Everyone started to laugh, but he was serious.
Women connect with each other differently and provide support systems that help each other to deal with stress and difficult life experiences.
Physically, this quality “girlfriend time” helps us to create more serotonin – a neurotransmitter that helps combat depression and can create a general feeling of well-being. Women share feelings, whereas men often form relationships around activities. They rarely sit down with a buddy and talk about how they feel or how their personal lives are going. Jobs? Yes. Sports? Yes. Cars? Yes. Fishing, hunting, golf? Yes. But their feelings? Rarely.

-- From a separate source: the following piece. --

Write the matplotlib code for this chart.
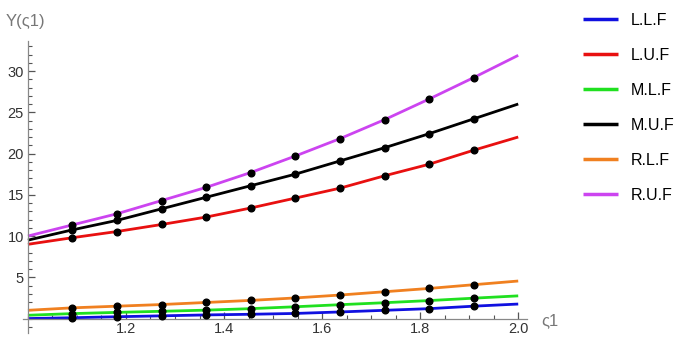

Women do it all of the time. We share from our souls with our sisters/mothers, and evidently that is very good for our health. The same professor said that spending time with a friend is just as important to our general health as jogging or working out at a gym. Just wow. Does this mean I can skip the gym? ANYWAYS…
There’s a tendency to think that when we are “exercising,” we are doing something good for our bodies, but when we are hanging out with friends, we are wasting our time and should be more productively engaged—this is so NOT true.
In fact, he said that failure to create and maintain quality personal relationships with other humans is as dangerous to our physical health as smoking!
So, let’s toast to our friendship with our girlfriends. Clearly it’s very good for our health.
Do you make time for your girlfriends or is it a struggle to keep and maintain your female friendships? This is a normal feeling. Do you make your friends a priority? I’d love to know!
Let’s all go out there and be friends to one another. Our daughters and the next generation is watching and depending on us to SHOW them – like my mom did (not just tell them) how to be a real live awesome supportive strong encouraging welcoming making-time-for-friends Godly women.